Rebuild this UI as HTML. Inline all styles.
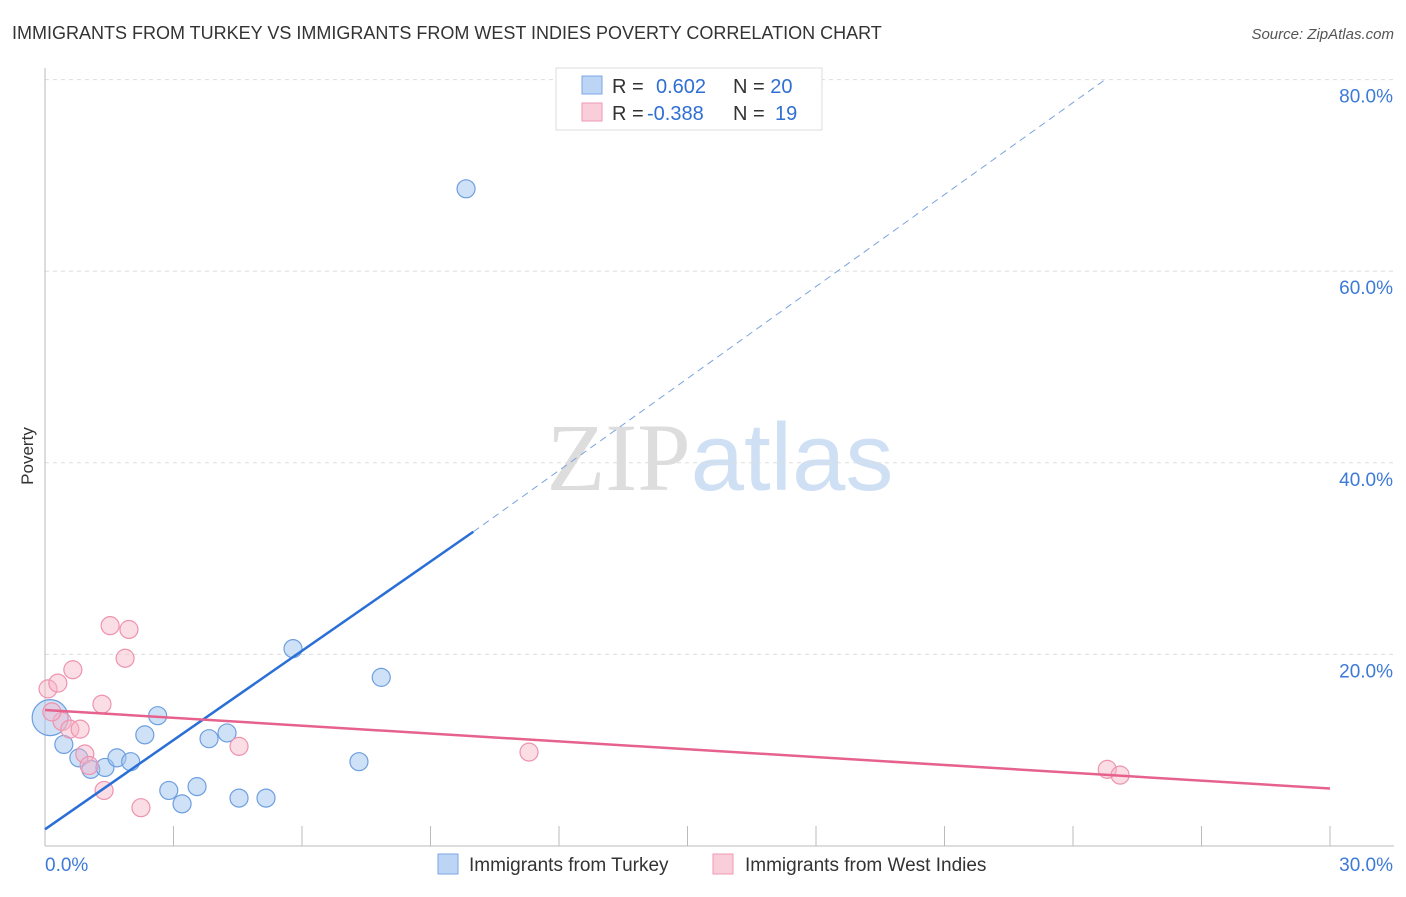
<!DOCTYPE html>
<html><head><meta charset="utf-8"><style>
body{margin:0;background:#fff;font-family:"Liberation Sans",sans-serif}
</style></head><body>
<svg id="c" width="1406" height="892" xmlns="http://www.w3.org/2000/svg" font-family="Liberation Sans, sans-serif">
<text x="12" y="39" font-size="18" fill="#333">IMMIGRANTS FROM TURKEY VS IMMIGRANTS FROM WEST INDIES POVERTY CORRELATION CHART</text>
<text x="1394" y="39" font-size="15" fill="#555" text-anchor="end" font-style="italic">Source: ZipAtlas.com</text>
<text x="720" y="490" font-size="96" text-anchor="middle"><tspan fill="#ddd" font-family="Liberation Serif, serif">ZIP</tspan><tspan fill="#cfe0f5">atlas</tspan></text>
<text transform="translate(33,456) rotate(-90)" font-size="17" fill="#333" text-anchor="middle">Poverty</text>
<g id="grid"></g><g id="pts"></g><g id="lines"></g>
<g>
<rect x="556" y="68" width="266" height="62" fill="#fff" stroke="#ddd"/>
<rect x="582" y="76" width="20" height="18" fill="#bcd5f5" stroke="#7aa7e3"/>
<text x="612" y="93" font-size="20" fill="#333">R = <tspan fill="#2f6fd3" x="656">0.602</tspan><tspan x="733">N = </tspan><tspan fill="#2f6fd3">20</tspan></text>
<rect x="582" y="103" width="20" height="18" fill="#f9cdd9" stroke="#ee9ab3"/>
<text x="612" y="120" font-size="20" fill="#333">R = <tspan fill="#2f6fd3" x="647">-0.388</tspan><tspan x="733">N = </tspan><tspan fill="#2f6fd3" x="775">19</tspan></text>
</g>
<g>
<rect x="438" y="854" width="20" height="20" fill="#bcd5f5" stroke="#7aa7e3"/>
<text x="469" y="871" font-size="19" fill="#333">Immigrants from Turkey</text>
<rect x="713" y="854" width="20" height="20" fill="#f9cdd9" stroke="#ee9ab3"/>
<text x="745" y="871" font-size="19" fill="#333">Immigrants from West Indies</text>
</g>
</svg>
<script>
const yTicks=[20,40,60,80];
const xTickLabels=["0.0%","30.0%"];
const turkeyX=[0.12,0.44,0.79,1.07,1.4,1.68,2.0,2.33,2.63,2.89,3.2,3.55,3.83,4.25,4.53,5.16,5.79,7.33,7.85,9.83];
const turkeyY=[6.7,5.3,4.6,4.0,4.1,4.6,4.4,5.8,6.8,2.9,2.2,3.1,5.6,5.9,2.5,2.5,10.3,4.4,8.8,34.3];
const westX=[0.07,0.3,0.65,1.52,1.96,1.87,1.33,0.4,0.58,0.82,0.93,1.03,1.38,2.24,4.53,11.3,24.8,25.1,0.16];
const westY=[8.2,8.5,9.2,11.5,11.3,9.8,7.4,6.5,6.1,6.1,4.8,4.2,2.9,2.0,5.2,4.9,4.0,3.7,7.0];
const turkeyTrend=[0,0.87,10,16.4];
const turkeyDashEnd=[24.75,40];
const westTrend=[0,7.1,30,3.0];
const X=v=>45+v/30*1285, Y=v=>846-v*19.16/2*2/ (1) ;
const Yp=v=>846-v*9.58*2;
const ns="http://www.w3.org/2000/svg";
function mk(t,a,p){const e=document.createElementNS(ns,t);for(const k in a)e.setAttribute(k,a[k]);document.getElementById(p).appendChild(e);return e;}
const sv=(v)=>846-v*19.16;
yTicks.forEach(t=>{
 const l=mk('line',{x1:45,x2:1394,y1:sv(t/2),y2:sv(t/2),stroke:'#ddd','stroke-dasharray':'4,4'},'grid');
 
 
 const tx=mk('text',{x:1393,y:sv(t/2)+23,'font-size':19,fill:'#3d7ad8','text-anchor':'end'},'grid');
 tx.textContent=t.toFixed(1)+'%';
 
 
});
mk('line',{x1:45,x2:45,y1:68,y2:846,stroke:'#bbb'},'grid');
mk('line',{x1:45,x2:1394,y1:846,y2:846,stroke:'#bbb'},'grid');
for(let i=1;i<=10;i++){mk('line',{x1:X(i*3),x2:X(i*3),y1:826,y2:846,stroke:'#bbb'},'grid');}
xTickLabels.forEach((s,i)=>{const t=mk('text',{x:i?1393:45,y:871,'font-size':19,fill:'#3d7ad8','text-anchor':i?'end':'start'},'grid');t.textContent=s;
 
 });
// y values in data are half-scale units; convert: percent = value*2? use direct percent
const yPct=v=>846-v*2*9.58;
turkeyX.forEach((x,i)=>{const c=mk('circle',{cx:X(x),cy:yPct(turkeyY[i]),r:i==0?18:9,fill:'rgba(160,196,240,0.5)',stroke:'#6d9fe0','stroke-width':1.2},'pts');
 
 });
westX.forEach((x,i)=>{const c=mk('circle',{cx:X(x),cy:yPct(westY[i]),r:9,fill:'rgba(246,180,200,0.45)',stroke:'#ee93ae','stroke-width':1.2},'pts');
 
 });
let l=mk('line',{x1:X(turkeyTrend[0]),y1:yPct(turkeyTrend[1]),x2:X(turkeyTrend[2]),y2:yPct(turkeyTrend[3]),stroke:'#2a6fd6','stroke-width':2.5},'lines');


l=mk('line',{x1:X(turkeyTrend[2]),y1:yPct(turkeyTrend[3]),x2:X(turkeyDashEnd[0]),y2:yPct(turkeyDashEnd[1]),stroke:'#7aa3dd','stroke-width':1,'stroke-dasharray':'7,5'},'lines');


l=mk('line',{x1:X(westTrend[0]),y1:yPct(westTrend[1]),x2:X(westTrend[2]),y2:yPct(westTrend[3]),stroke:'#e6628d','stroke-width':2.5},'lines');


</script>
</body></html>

□ □ □ □ □ □ □

Using the data above, write out every line exactly, leaving the images behind.

Rebuild this UI as HTML. Inline all styles.
<!DOCTYPE html>
<html><head><meta charset="utf-8"><style>
body{margin:0;background:#fff;font-family:"Liberation Sans",sans-serif}
</style></head><body>
<svg id="c" width="1406" height="892" xmlns="http://www.w3.org/2000/svg" font-family="Liberation Sans, sans-serif">
<text x="12" y="39" font-size="18" fill="#333">IMMIGRANTS FROM TURKEY VS IMMIGRANTS FROM WEST INDIES POVERTY CORRELATION CHART</text>
<text x="1394" y="39" font-size="15" fill="#555" text-anchor="end" font-style="italic">Source: ZipAtlas.com</text>
<text x="720" y="490" font-size="96" text-anchor="middle"><tspan fill="#ddd" font-family="Liberation Serif, serif">ZIP</tspan><tspan fill="#cfe0f5">atlas</tspan></text>
<text transform="translate(33,456) rotate(-90)" font-size="17" fill="#333" text-anchor="middle">Poverty</text>
<g id="grid"></g><g id="pts"></g><g id="lines"></g>
<g>
<rect x="556" y="68" width="266" height="62" fill="#fff" stroke="#ddd"/>
<rect x="582" y="76" width="20" height="18" fill="#bcd5f5" stroke="#7aa7e3"/>
<text x="612" y="93" font-size="20" fill="#333">R = <tspan fill="#2f6fd3" x="656">0.602</tspan><tspan x="733">N = </tspan><tspan fill="#2f6fd3">20</tspan></text>
<rect x="582" y="103" width="20" height="18" fill="#f9cdd9" stroke="#ee9ab3"/>
<text x="612" y="120" font-size="20" fill="#333">R = <tspan fill="#2f6fd3" x="647">-0.388</tspan><tspan x="733">N = </tspan><tspan fill="#2f6fd3" x="775">19</tspan></text>
</g>
<g>
<rect x="438" y="854" width="20" height="20" fill="#bcd5f5" stroke="#7aa7e3"/>
<text x="469" y="871" font-size="19" fill="#333">Immigrants from Turkey</text>
<rect x="713" y="854" width="20" height="20" fill="#f9cdd9" stroke="#ee9ab3"/>
<text x="745" y="871" font-size="19" fill="#333">Immigrants from West Indies</text>
</g>
</svg>
<script>
const yTicks=[20,40,60,80];
const xTickLabels=["0.0%","30.0%"];
const turkeyX=[0.12,0.44,0.79,1.07,1.4,1.68,2.0,2.33,2.63,2.89,3.2,3.55,3.83,4.25,4.53,5.16,5.79,7.33,7.85,9.83];
const turkeyY=[6.7,5.3,4.6,4.0,4.1,4.6,4.4,5.8,6.8,2.9,2.2,3.1,5.6,5.9,2.5,2.5,10.3,4.4,8.8,34.3];
const westX=[0.07,0.3,0.65,1.52,1.96,1.87,1.33,0.4,0.58,0.82,0.93,1.03,1.38,2.24,4.53,11.3,24.8,25.1,0.16];
const westY=[8.2,8.5,9.2,11.5,11.3,9.8,7.4,6.5,6.1,6.1,4.8,4.2,2.9,2.0,5.2,4.9,4.0,3.7,7.0];
const turkeyTrend=[0,0.87,10,16.4];
const turkeyDashEnd=[24.75,40];
const westTrend=[0,7.1,30,3.0];
const X=v=>45+v/30*1285, Y=v=>846-v*19.16/2*2/ (1) ;
const Yp=v=>846-v*9.58*2;
const ns="http://www.w3.org/2000/svg";
function mk(t,a,p){const e=document.createElementNS(ns,t);for(const k in a)e.setAttribute(k,a[k]);document.getElementById(p).appendChild(e);return e;}
const sv=(v)=>846-v*19.16;
yTicks.forEach(t=>{
 const l=mk('line',{x1:45,x2:1394,y1:sv(t/2),y2:sv(t/2),stroke:'#ddd','stroke-dasharray':'4,4'},'grid');
 
 
 const tx=mk('text',{x:1393,y:sv(t/2)+23,'font-size':19,fill:'#3d7ad8','text-anchor':'end'},'grid');
 tx.textContent=t.toFixed(1)+'%';
 
 
});
mk('line',{x1:45,x2:45,y1:68,y2:846,stroke:'#bbb'},'grid');
mk('line',{x1:45,x2:1394,y1:846,y2:846,stroke:'#bbb'},'grid');
for(let i=1;i<=10;i++){mk('line',{x1:X(i*3),x2:X(i*3),y1:826,y2:846,stroke:'#bbb'},'grid');}
xTickLabels.forEach((s,i)=>{const t=mk('text',{x:i?1393:45,y:871,'font-size':19,fill:'#3d7ad8','text-anchor':i?'end':'start'},'grid');t.textContent=s;
 
 });
// y values in data are half-scale units; convert: percent = value*2? use direct percent
const yPct=v=>846-v*2*9.58;
turkeyX.forEach((x,i)=>{const c=mk('circle',{cx:X(x),cy:yPct(turkeyY[i]),r:i==0?18:9,fill:'rgba(160,196,240,0.5)',stroke:'#6d9fe0','stroke-width':1.2},'pts');
 
 });
westX.forEach((x,i)=>{const c=mk('circle',{cx:X(x),cy:yPct(westY[i]),r:9,fill:'rgba(246,180,200,0.45)',stroke:'#ee93ae','stroke-width':1.2},'pts');
 
 });
let l=mk('line',{x1:X(turkeyTrend[0]),y1:yPct(turkeyTrend[1]),x2:X(turkeyTrend[2]),y2:yPct(turkeyTrend[3]),stroke:'#2a6fd6','stroke-width':2.5},'lines');


l=mk('line',{x1:X(turkeyTrend[2]),y1:yPct(turkeyTrend[3]),x2:X(turkeyDashEnd[0]),y2:yPct(turkeyDashEnd[1]),stroke:'#7aa3dd','stroke-width':1,'stroke-dasharray':'7,5'},'lines');


l=mk('line',{x1:X(westTrend[0]),y1:yPct(westTrend[1]),x2:X(westTrend[2]),y2:yPct(westTrend[3]),stroke:'#e6628d','stroke-width':2.5},'lines');


</script>
</body></html>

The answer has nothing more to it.